[BEGIN Supplied material]

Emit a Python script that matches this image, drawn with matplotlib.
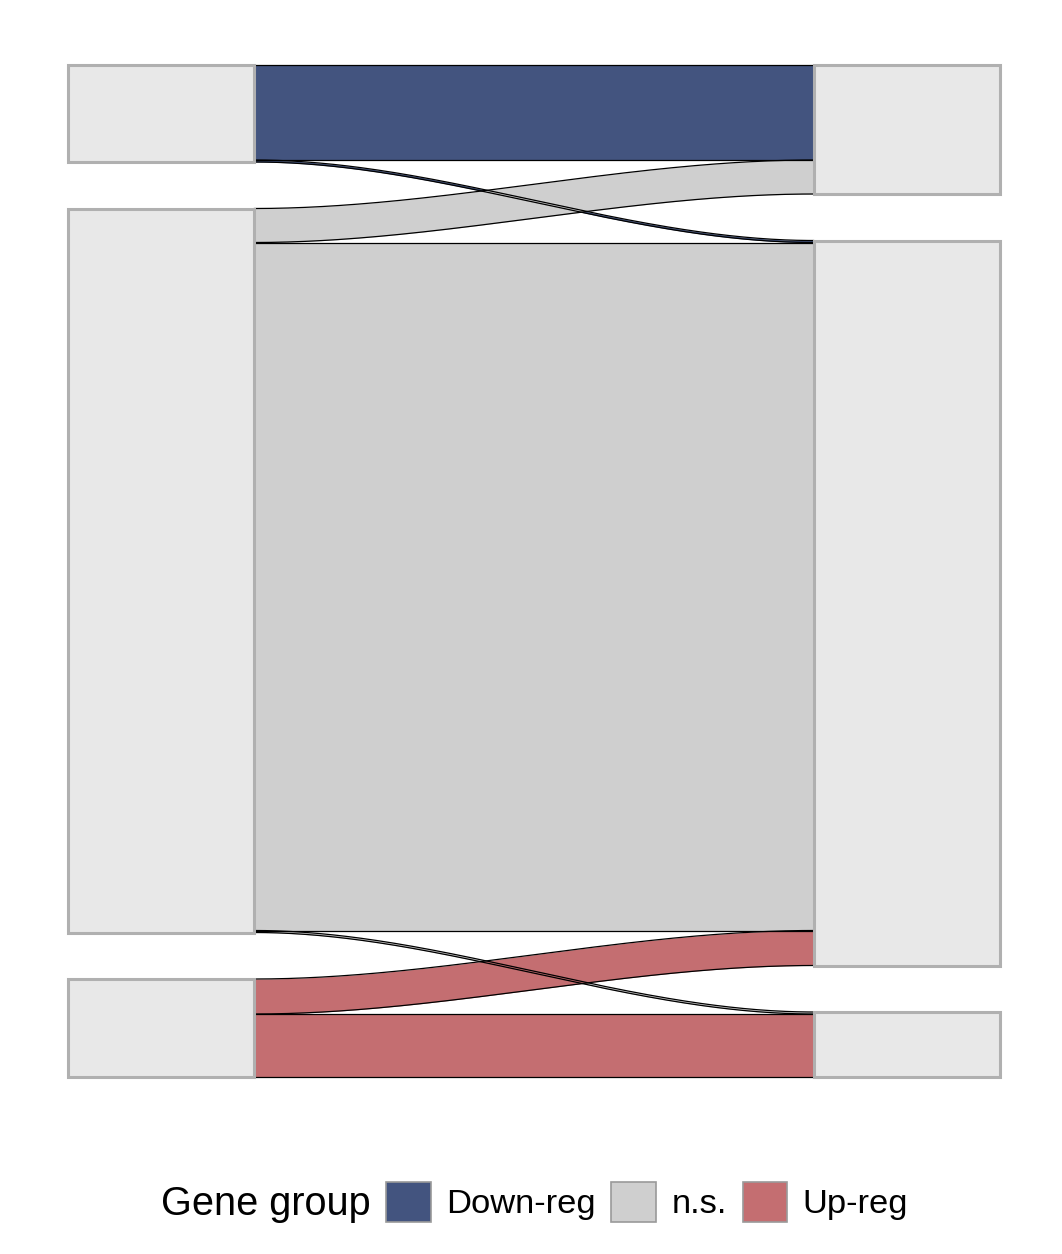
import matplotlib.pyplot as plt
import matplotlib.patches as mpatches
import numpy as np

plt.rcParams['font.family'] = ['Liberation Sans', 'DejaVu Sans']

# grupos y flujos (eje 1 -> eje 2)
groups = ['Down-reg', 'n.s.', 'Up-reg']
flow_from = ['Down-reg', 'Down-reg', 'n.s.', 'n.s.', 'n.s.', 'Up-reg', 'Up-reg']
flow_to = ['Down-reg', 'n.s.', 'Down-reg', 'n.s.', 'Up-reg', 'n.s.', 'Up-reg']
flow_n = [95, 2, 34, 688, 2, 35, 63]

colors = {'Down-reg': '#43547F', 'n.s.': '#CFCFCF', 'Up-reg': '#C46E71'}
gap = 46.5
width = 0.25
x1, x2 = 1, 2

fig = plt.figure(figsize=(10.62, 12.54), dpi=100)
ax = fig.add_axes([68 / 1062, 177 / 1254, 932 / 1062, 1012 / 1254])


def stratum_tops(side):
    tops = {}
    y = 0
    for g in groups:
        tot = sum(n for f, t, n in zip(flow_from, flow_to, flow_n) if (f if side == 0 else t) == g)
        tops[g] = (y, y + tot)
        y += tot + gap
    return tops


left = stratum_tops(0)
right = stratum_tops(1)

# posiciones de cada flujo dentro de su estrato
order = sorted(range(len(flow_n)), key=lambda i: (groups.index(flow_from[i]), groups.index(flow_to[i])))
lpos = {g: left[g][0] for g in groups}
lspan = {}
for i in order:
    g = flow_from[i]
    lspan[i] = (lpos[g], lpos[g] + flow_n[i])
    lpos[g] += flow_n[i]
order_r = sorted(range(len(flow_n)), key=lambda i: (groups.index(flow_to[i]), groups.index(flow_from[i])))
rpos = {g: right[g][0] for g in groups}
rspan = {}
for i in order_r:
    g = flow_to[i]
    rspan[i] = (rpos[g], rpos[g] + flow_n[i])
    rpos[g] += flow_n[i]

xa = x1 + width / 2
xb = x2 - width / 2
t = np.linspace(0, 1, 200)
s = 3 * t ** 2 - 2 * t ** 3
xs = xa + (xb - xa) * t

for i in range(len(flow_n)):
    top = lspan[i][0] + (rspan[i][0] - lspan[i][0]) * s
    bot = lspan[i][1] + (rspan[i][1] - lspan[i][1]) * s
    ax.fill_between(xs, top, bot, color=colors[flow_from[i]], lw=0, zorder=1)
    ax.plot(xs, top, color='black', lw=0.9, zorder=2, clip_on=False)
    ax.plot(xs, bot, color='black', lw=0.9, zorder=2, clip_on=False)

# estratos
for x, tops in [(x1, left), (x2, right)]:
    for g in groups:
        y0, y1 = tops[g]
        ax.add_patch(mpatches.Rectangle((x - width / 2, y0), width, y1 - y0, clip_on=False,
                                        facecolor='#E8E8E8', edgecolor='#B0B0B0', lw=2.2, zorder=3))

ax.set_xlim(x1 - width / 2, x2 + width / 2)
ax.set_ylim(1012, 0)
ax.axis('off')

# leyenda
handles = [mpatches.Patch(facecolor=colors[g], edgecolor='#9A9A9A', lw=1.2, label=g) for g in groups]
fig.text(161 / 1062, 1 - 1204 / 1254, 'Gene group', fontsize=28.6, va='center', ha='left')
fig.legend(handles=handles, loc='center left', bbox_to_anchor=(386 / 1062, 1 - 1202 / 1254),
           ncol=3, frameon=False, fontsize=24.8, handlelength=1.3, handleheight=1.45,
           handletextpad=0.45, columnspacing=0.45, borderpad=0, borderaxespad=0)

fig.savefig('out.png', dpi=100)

[END Supplied material]
[BEGIN Supplied material]

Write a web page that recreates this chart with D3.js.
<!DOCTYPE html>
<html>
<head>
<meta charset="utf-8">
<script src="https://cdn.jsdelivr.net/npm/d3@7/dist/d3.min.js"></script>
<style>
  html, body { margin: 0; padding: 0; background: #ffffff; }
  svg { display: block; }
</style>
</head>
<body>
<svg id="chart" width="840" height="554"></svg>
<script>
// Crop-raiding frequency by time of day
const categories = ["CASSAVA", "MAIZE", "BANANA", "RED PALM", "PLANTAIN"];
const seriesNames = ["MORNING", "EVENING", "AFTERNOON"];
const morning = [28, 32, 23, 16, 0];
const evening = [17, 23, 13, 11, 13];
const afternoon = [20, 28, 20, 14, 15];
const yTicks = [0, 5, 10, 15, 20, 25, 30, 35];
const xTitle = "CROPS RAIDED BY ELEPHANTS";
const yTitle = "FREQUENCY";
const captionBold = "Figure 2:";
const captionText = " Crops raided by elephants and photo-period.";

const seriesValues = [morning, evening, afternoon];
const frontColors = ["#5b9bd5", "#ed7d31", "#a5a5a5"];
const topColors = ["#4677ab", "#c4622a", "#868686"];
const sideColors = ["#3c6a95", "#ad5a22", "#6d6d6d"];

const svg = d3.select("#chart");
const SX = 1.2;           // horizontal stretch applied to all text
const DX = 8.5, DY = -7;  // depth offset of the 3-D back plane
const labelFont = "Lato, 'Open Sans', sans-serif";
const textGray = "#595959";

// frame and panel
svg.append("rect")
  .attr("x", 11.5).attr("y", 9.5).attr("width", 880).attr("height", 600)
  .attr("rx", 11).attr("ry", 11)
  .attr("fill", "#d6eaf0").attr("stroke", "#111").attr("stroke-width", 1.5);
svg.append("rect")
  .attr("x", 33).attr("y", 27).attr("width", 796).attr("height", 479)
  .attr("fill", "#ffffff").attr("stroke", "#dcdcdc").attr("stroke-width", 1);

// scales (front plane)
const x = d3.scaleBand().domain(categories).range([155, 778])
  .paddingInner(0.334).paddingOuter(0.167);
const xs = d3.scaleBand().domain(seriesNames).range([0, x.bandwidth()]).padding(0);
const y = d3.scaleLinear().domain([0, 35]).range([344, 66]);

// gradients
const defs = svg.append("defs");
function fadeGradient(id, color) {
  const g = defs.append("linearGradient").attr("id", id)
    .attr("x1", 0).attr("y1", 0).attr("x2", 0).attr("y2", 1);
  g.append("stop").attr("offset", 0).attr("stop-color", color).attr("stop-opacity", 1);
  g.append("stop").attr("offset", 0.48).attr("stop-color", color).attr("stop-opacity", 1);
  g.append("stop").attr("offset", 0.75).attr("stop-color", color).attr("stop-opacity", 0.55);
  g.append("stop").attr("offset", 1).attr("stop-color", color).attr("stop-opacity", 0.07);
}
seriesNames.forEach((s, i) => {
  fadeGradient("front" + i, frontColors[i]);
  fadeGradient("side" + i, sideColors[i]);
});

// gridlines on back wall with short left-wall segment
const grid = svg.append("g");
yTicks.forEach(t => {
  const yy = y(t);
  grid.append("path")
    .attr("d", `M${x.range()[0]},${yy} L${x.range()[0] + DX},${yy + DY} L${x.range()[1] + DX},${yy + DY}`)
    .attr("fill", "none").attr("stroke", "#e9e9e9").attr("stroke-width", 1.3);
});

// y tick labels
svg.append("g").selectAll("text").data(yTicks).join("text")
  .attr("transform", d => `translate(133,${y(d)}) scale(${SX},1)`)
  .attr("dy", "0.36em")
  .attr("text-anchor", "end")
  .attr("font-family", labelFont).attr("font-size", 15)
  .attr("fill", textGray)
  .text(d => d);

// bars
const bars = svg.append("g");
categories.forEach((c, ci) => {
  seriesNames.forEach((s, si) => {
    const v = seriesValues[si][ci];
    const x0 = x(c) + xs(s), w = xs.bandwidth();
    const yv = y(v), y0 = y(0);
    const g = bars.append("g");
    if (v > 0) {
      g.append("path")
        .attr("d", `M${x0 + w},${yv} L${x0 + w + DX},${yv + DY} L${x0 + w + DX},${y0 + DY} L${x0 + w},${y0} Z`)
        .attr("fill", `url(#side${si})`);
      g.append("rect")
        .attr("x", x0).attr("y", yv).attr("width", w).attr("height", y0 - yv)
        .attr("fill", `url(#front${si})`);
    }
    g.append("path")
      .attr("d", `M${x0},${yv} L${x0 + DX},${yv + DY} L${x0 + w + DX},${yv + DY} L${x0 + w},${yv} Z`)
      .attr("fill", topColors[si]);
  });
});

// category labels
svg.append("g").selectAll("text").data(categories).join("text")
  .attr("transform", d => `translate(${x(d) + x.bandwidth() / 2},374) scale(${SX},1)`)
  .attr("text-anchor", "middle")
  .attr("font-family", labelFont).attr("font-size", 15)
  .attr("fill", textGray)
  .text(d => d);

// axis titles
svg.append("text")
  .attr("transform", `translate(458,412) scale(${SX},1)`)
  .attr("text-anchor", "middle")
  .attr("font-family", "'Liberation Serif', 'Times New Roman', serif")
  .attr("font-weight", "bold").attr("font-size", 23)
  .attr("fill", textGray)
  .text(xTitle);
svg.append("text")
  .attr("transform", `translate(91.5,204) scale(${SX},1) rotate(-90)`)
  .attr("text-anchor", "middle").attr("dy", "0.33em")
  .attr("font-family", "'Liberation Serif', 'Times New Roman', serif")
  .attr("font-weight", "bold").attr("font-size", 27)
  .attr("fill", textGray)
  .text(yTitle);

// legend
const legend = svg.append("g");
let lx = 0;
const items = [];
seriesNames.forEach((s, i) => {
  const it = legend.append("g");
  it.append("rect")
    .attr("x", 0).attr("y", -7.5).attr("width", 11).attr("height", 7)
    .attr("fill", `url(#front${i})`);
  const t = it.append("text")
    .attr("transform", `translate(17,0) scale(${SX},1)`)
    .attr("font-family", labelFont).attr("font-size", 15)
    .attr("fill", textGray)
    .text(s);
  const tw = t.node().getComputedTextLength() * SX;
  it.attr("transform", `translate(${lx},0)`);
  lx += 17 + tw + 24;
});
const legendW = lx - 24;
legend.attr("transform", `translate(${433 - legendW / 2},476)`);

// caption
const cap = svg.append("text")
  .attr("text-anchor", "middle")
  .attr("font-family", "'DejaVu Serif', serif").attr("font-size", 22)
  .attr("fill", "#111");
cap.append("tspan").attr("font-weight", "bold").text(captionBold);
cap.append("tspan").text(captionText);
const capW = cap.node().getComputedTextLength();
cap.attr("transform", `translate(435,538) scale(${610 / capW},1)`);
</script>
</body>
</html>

[END Supplied material]
[BEGIN Supplied material]

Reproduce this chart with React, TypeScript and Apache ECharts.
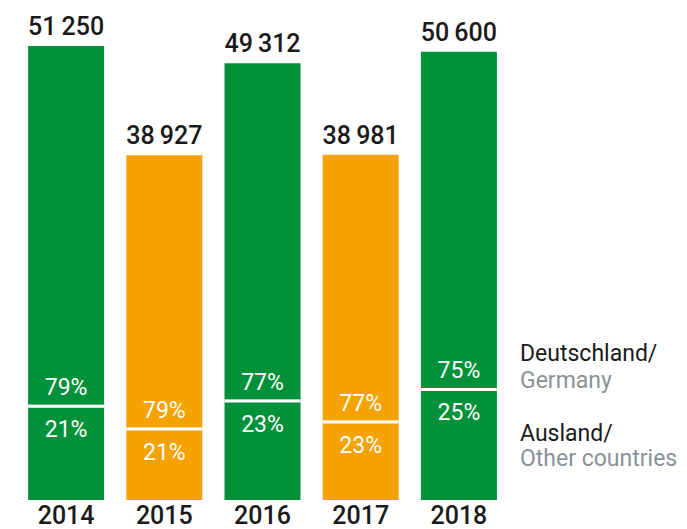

[END Supplied material]

What is being asked →
The copy should hold exactly the lines from the line with "Emit a Python" to the line with "right = stratum_tops(1)", both ends in, set down without any pictures and with nothing added.

Solution →
Emit a Python script that matches this image, drawn with matplotlib.
import matplotlib.pyplot as plt
import matplotlib.patches as mpatches
import numpy as np

plt.rcParams['font.family'] = ['Liberation Sans', 'DejaVu Sans']

# grupos y flujos (eje 1 -> eje 2)
groups = ['Down-reg', 'n.s.', 'Up-reg']
flow_from = ['Down-reg', 'Down-reg', 'n.s.', 'n.s.', 'n.s.', 'Up-reg', 'Up-reg']
flow_to = ['Down-reg', 'n.s.', 'Down-reg', 'n.s.', 'Up-reg', 'n.s.', 'Up-reg']
flow_n = [95, 2, 34, 688, 2, 35, 63]

colors = {'Down-reg': '#43547F', 'n.s.': '#CFCFCF', 'Up-reg': '#C46E71'}
gap = 46.5
width = 0.25
x1, x2 = 1, 2

fig = plt.figure(figsize=(10.62, 12.54), dpi=100)
ax = fig.add_axes([68 / 1062, 177 / 1254, 932 / 1062, 1012 / 1254])


def stratum_tops(side):
    tops = {}
    y = 0
    for g in groups:
        tot = sum(n for f, t, n in zip(flow_from, flow_to, flow_n) if (f if side == 0 else t) == g)
        tops[g] = (y, y + tot)
        y += tot + gap
    return tops


left = stratum_tops(0)
right = stratum_tops(1)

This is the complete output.